======== MATERIAL ========

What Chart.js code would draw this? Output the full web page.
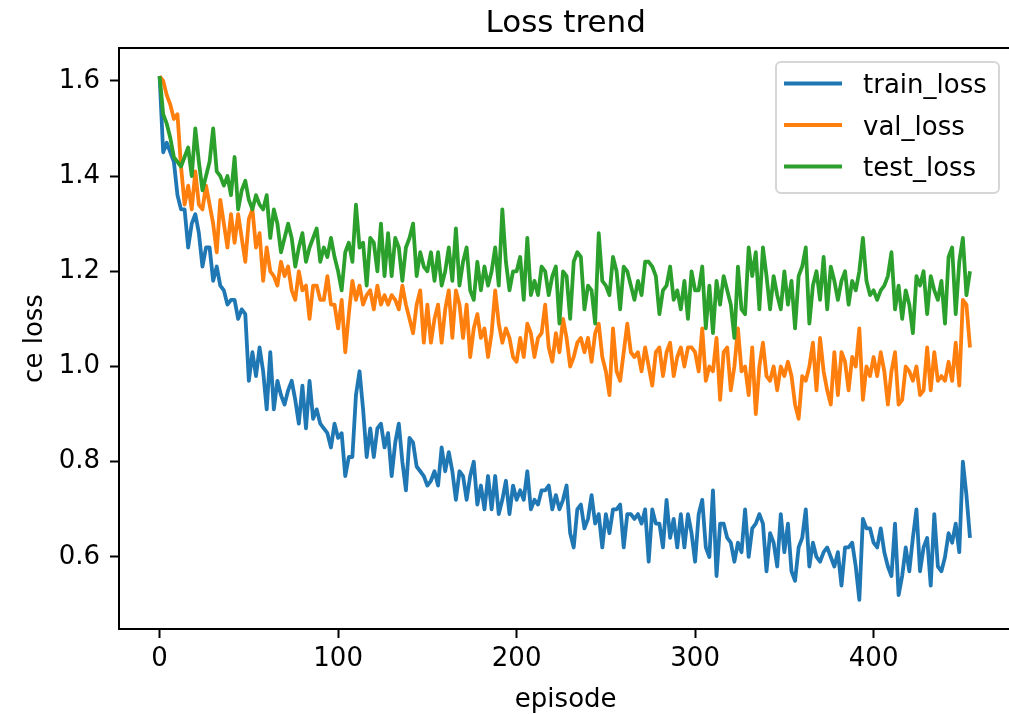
<!DOCTYPE html>
<html>
<head>
<meta charset="utf-8">
<title>Loss trend</title>
<script src="https://cdn.jsdelivr.net/npm/chart.js@4.4.1/dist/chart.umd.min.js"></script>
<style>
  html, body { margin: 0; padding: 0; background: #fff; overflow: hidden; }
  canvas { display: block; }
</style>
</head>
<body>
<canvas id="lossChart" width="1009" height="714"></canvas>
<script>
// losses, one sample every 2 episodes (0 .. 454)
const trainLoss = [
  1.61, 1.45, 1.47, 1.45, 1.43, 1.36, 1.33, 1.33, 1.25, 1.30, 1.32, 1.28, 1.21, 1.25, 1.25, 1.18, 1.21, 1.17, 1.16, 1.13, 1.14, 1.14, 1.10, 1.12, 1.11,
  0.97, 1.03, 0.98, 1.04, 0.99, 0.91, 1.03, 0.91, 0.97, 0.94, 0.92, 0.95, 0.97, 0.93, 0.88, 0.96, 0.87, 0.97, 0.89, 0.91, 0.88, 0.87, 0.86, 0.83, 0.88, 0.85, 0.86, 0.77, 0.81, 0.81, 0.94, 0.99, 0.91,
  0.81, 0.87, 0.81, 0.87, 0.88, 0.83, 0.86, 0.77, 0.84, 0.88, 0.80, 0.74, 0.85, 0.84, 0.79, 0.78, 0.77, 0.75, 0.76, 0.78, 0.75, 0.83, 0.78, 0.82, 0.78, 0.72, 0.78, 0.77, 0.72, 0.77,
  0.80, 0.71, 0.75, 0.70, 0.77, 0.70, 0.77, 0.69, 0.72, 0.76, 0.69, 0.75, 0.72, 0.74, 0.72, 0.78, 0.70, 0.72, 0.71, 0.74, 0.74, 0.75, 0.70, 0.73, 0.70, 0.72, 0.75, 0.65, 0.62,
  0.70, 0.71, 0.66, 0.68, 0.73, 0.67, 0.69, 0.62, 0.69, 0.65, 0.70, 0.70, 0.71, 0.62, 0.69, 0.69, 0.68, 0.69, 0.67, 0.70, 0.59, 0.70, 0.67, 0.67, 0.62, 0.72, 0.64,
  0.68, 0.62, 0.69, 0.62, 0.69, 0.65, 0.59, 0.69, 0.72, 0.62, 0.60, 0.74, 0.56, 0.67, 0.67, 0.64, 0.63, 0.59, 0.63, 0.61, 0.70, 0.60, 0.66, 0.67, 0.69, 0.67, 0.57, 0.65, 0.63, 0.58,
  0.69, 0.61, 0.67, 0.57, 0.55, 0.62, 0.64, 0.70, 0.58, 0.63, 0.60, 0.59, 0.61, 0.62, 0.60, 0.58, 0.61, 0.54, 0.62, 0.62, 0.63, 0.58, 0.51, 0.68, 0.66, 0.66, 0.63, 0.62, 0.66,
  0.61, 0.58, 0.56, 0.67, 0.52, 0.56, 0.62, 0.57, 0.64, 0.70, 0.57, 0.62, 0.64, 0.54, 0.69, 0.58, 0.57, 0.60, 0.65, 0.63, 0.67, 0.61, 0.80, 0.73, 0.64
];
const valLoss = [
  1.61, 1.60, 1.57, 1.55, 1.52, 1.53, 1.42, 1.34, 1.38, 1.33, 1.41, 1.34, 1.33, 1.38, 1.34, 1.30, 1.24, 1.35, 1.30, 1.25, 1.32, 1.26, 1.32, 1.27, 1.22, 1.31, 1.33, 1.25, 1.28,
  1.18, 1.25, 1.20, 1.19, 1.17, 1.22, 1.19, 1.21, 1.16, 1.14, 1.20, 1.16, 1.17, 1.10, 1.17, 1.17, 1.14, 1.14, 1.19, 1.13, 1.13, 1.08, 1.14, 1.03, 1.11, 1.18, 1.14, 1.17, 1.13,
  1.15, 1.16, 1.12, 1.17, 1.13, 1.15, 1.13, 1.15, 1.14, 1.12, 1.17, 1.13, 1.10, 1.07, 1.13, 1.16, 1.05, 1.13, 1.05, 1.10, 1.13, 1.05, 1.12, 1.16, 1.06, 1.16, 1.13, 1.06, 1.13, 1.02,
  1.08, 1.11, 1.06, 1.08, 1.02, 1.07, 1.16, 1.09, 1.05, 1.08, 1.06, 1.02, 1.01, 1.06, 1.02, 1.09, 1.07, 1.02, 1.06, 1.07, 1.13, 1.04, 1.01, 1.07, 1.03, 1.10, 1.06, 1.00, 1.02,
  1.05, 1.06, 1.03, 1.06, 1.01, 1.07, 1.09, 1.02, 0.99, 0.94, 1.08, 0.99, 0.97, 1.03, 1.09, 1.03, 1.02, 1.03, 0.99, 1.04, 1.00, 0.96, 1.03, 1.04, 0.98, 1.03, 1.05, 0.98, 1.02,
  1.04, 1.00, 1.04, 1.04, 1.03, 0.99, 1.08, 0.97, 1.00, 0.99, 1.06, 0.93, 1.03, 1.04, 0.95, 1.00, 1.08, 0.99, 1.00, 0.94, 1.04, 0.90, 1.00, 1.05, 0.98, 0.97, 1.00, 0.95, 1.00, 0.98,
  1.01, 0.98, 0.92, 0.89, 0.98, 0.97, 1.00, 1.05, 0.95, 1.06, 0.99, 0.95, 0.92, 1.03, 0.94, 1.03, 1.01, 0.95, 1.02, 1.00, 1.08, 0.93, 1.00, 0.98, 1.02, 0.98, 1.03, 0.99, 0.92,
  0.99, 1.03, 0.92, 0.93, 1.00, 0.99, 0.97, 1.00, 0.94, 0.95, 1.04, 0.95, 1.03, 0.97, 0.98, 0.97, 1.01, 0.97, 1.05, 0.96, 1.14, 1.13, 1.04
];
const testLoss = [
  1.61, 1.53, 1.51, 1.48, 1.44, 1.43, 1.42, 1.44, 1.46, 1.40, 1.50, 1.43, 1.37, 1.40, 1.43, 1.50, 1.41, 1.40, 1.38, 1.40, 1.36, 1.44, 1.33, 1.37, 1.39, 1.35, 1.33, 1.36, 1.34,
  1.33, 1.36, 1.27, 1.33, 1.30, 1.24, 1.27, 1.30, 1.27, 1.21, 1.25, 1.28, 1.22, 1.25, 1.27, 1.29, 1.22, 1.25, 1.23, 1.27, 1.23, 1.20, 1.16, 1.24, 1.26, 1.22, 1.34, 1.25, 1.26,
  1.17, 1.27, 1.26, 1.20, 1.30, 1.19, 1.28, 1.19, 1.27, 1.25, 1.18, 1.25, 1.27, 1.30, 1.19, 1.24, 1.21, 1.20, 1.24, 1.18, 1.24, 1.17, 1.20, 1.25, 1.18, 1.29, 1.17, 1.22, 1.25, 1.16,
  1.14, 1.22, 1.16, 1.21, 1.17, 1.20, 1.25, 1.17, 1.33, 1.22, 1.16, 1.20, 1.20, 1.23, 1.14, 1.27, 1.15, 1.18, 1.15, 1.21, 1.20, 1.15, 1.19, 1.21, 1.09, 1.20, 1.19, 1.10, 1.22,
  1.24, 1.23, 1.12, 1.17, 1.16, 1.09, 1.28, 1.18, 1.17, 1.15, 1.23, 1.20, 1.12, 1.21, 1.20, 1.17, 1.14, 1.18, 1.15, 1.22, 1.22, 1.21, 1.19, 1.11, 1.16, 1.17, 1.21, 1.14, 1.16,
  1.12, 1.18, 1.10, 1.20, 1.16, 1.16, 1.21, 1.08, 1.17, 1.07, 1.18, 1.13, 1.19, 1.16, 1.13, 1.06, 1.21, 1.12, 1.11, 1.25, 1.19, 1.24, 1.12, 1.25, 1.19, 1.12, 1.19, 1.15, 1.12, 1.20,
  1.13, 1.18, 1.08, 1.19, 1.21, 1.25, 1.09, 1.17, 1.20, 1.14, 1.23, 1.12, 1.21, 1.18, 1.14, 1.18, 1.20, 1.13, 1.18, 1.16, 1.20, 1.27, 1.18, 1.15, 1.16, 1.14, 1.16, 1.17, 1.19,
  1.24, 1.12, 1.17, 1.10, 1.16, 1.13, 1.07, 1.19, 1.17, 1.20, 1.11, 1.19, 1.16, 1.14, 1.18, 1.09, 1.23, 1.25, 1.11, 1.22, 1.27, 1.15, 1.20
];
const episodeStep = 2;
const episodes = trainLoss.map((_, i) => i * episodeStep);

const seriesNames = ['train_loss', 'val_loss', 'test_loss'];
const seriesData = [trainLoss, valLoss, testLoss];
const seriesColors = ['#1f77b4', '#ff7f0e', '#2ca02c'];

const xTicks = [0, 100, 200, 300, 400];
const xTickLabels = ['0', '100', '200', '300', '400'];
const yTicks = [0.6, 0.8, 1.0, 1.2, 1.4, 1.6];
const yTickLabels = ['0.6', '0.8', '1.0', '1.2', '1.4', '1.6'];

const FONT = '"DejaVu Sans", "Liberation Sans", sans-serif';

// matplotlib-like frame, title, axis labels and legend
const decorations = {
  id: 'decorations',
  afterDraw(chart) {
    const { ctx, chartArea: area, scales } = chart;
    const midX = scales.x.getPixelForValue(227.5); // centre of the full axes

    ctx.save();
    // top spine
    ctx.strokeStyle = '#000';
    ctx.lineWidth = 2;
    ctx.beginPath();
    ctx.moveTo(area.left - 1, area.top);
    ctx.lineTo(area.right, area.top);
    ctx.stroke();

    ctx.fillStyle = '#000';
    ctx.textAlign = 'center';
    ctx.textBaseline = 'alphabetic';
    ctx.font = '31px ' + FONT;
    ctx.fillText('Loss trend', midX, 32);

    ctx.font = '26px ' + FONT;
    ctx.fillText('episode', midX, 707);

    ctx.save();
    ctx.translate(42, (area.top + area.bottom) / 2);
    ctx.rotate(-Math.PI / 2);
    ctx.fillText('ce loss', 0, 0);
    ctx.restore();

    // legend box
    const box = { x: 776, y: 62, w: 223, h: 131 };
    ctx.beginPath();
    ctx.roundRect(box.x, box.y, box.w, box.h, 5);
    ctx.fillStyle = 'rgba(255,255,255,0.8)';
    ctx.fill();
    ctx.strokeStyle = 'rgba(204,204,204,0.8)';
    ctx.lineWidth = 2;
    ctx.stroke();

    ctx.textAlign = 'left';
    ctx.font = '26px ' + FONT;
    seriesNames.forEach((name, i) => {
      const y = 83.5 + i * 41.5;
      ctx.strokeStyle = seriesColors[i];
      ctx.lineWidth = 3.8;
      ctx.beginPath();
      ctx.moveTo(784, y);
      ctx.lineTo(842, y);
      ctx.stroke();
      ctx.fillStyle = '#000';
      ctx.fillText(name, 863, y + 9.5);
    });
    ctx.restore();
  }
};

const ctx = document.getElementById('lossChart').getContext('2d');
new Chart(ctx, {
  type: 'line',
  data: {
    datasets: seriesNames.map((name, i) => ({
      label: name,
      data: episodes.map((ep, j) => ({ x: ep, y: seriesData[i][j] })),
      borderColor: seriesColors[i],
      backgroundColor: seriesColors[i],
      borderWidth: 3.8,
      borderJoinStyle: 'round',
      pointRadius: 0,
      tension: 0,
      fill: false,
      order: seriesNames.length - i // test drawn on top, like matplotlib
    }))
  },
  options: {
    responsive: false,
    animation: false,
    devicePixelRatio: 1,
    layout: { padding: { top: 48, left: 0, right: 0, bottom: 0 } },
    plugins: {
      legend: { display: false },
      title: { display: false },
      tooltip: { enabled: false }
    },
    scales: {
      x: {
        type: 'linear',
        min: -22.75,
        max: 475.85,
        afterBuildTicks: (scale) => { scale.ticks = xTicks.map(v => ({ value: v })); },
        afterFit: (scale) => { scale.height = 85; },
        grid: { display: true, drawOnChartArea: false, drawTicks: true, tickLength: 9, tickWidth: 2, tickColor: '#000' },
        border: { display: true, color: '#000', width: 2 },
        ticks: {
          color: '#000',
          font: { family: FONT, size: 26 },
          padding: 6,
          maxRotation: 0,
          autoSkip: false,
          callback: (value) => xTickLabels[xTicks.indexOf(value)]
        }
      },
      y: {
        min: 0.4487,
        max: 1.669,
        afterBuildTicks: (scale) => { scale.ticks = yTicks.map(v => ({ value: v })); },
        afterFit: (scale) => { scale.width = 119; },
        grid: { display: true, drawOnChartArea: false, drawTicks: true, tickLength: 9, tickWidth: 2, tickColor: '#000' },
        border: { display: true, color: '#000', width: 2 },
        ticks: {
          color: '#000',
          font: { family: FONT, size: 26 },
          padding: 10,
          autoSkip: false,
          callback: (value) => yTickLabels[yTicks.indexOf(value)]
        }
      }
    }
  },
  plugins: [decorations]
});
</script>
</body>
</html>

========

● TASK OBJECTIVE: Output a single number: how many lines contain the word "full".

● TASK RESPONSE: 2